### WHAT YOU SHOULD DO:
Filter for the word "React" and keep each matching line.

:::::

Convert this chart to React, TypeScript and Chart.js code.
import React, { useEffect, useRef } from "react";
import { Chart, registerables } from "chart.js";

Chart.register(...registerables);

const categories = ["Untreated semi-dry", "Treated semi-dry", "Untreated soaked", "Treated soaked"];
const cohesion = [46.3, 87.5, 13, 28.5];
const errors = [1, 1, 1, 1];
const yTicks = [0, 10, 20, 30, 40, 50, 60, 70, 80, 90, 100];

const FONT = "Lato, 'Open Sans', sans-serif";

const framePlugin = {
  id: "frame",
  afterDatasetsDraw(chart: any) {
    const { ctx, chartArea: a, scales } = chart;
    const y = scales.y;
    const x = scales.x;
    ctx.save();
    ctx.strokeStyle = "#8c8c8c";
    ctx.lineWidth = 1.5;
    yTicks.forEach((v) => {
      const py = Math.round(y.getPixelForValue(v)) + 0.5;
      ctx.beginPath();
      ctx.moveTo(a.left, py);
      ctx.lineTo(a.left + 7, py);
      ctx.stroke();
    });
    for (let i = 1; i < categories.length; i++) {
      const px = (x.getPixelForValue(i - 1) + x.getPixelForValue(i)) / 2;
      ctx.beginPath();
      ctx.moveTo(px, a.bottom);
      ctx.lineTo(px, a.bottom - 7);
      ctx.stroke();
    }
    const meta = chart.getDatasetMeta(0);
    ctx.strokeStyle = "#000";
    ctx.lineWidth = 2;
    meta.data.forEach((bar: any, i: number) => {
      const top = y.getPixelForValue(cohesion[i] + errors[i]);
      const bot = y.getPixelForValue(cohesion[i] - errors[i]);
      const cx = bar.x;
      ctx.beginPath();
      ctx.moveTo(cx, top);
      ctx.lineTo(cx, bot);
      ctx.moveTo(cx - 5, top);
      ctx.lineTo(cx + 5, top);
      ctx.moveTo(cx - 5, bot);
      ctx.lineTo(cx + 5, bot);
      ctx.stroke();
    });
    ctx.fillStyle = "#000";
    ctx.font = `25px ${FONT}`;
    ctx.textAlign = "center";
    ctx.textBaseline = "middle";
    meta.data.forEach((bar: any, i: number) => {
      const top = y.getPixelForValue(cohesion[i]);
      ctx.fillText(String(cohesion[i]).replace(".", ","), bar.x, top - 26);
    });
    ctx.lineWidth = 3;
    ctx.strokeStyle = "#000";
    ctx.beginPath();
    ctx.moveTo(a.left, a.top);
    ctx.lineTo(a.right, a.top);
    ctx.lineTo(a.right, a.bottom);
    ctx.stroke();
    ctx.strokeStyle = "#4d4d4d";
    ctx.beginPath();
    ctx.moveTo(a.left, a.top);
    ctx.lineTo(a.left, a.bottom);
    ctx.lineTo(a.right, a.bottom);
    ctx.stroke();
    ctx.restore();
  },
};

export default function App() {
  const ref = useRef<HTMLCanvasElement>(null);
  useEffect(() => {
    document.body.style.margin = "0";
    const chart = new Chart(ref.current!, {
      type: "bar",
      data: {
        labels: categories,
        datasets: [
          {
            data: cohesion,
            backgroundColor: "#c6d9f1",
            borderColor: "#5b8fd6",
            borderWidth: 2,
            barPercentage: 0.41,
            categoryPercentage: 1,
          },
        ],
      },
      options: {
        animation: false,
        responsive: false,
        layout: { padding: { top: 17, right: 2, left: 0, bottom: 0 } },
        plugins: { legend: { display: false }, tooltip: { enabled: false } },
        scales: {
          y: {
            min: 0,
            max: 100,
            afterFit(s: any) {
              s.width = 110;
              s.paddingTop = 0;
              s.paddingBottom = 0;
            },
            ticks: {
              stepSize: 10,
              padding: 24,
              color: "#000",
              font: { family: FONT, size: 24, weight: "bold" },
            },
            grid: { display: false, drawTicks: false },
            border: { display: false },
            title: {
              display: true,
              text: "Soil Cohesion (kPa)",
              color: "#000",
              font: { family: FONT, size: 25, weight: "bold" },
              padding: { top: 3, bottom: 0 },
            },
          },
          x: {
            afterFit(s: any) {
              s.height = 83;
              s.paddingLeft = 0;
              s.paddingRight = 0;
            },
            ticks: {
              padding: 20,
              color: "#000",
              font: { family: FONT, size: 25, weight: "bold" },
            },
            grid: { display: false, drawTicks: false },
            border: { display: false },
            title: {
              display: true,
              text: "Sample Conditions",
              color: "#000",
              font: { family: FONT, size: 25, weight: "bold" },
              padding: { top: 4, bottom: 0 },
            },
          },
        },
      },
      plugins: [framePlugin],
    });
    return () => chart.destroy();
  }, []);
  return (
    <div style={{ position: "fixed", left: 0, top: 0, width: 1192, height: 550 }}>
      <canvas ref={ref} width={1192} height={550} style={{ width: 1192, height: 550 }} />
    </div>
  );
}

:::::

### ANSWER TO THIS TASK:
Convert this chart to React, TypeScript and Chart.js code.
import React, { useEffect, useRef } from "react";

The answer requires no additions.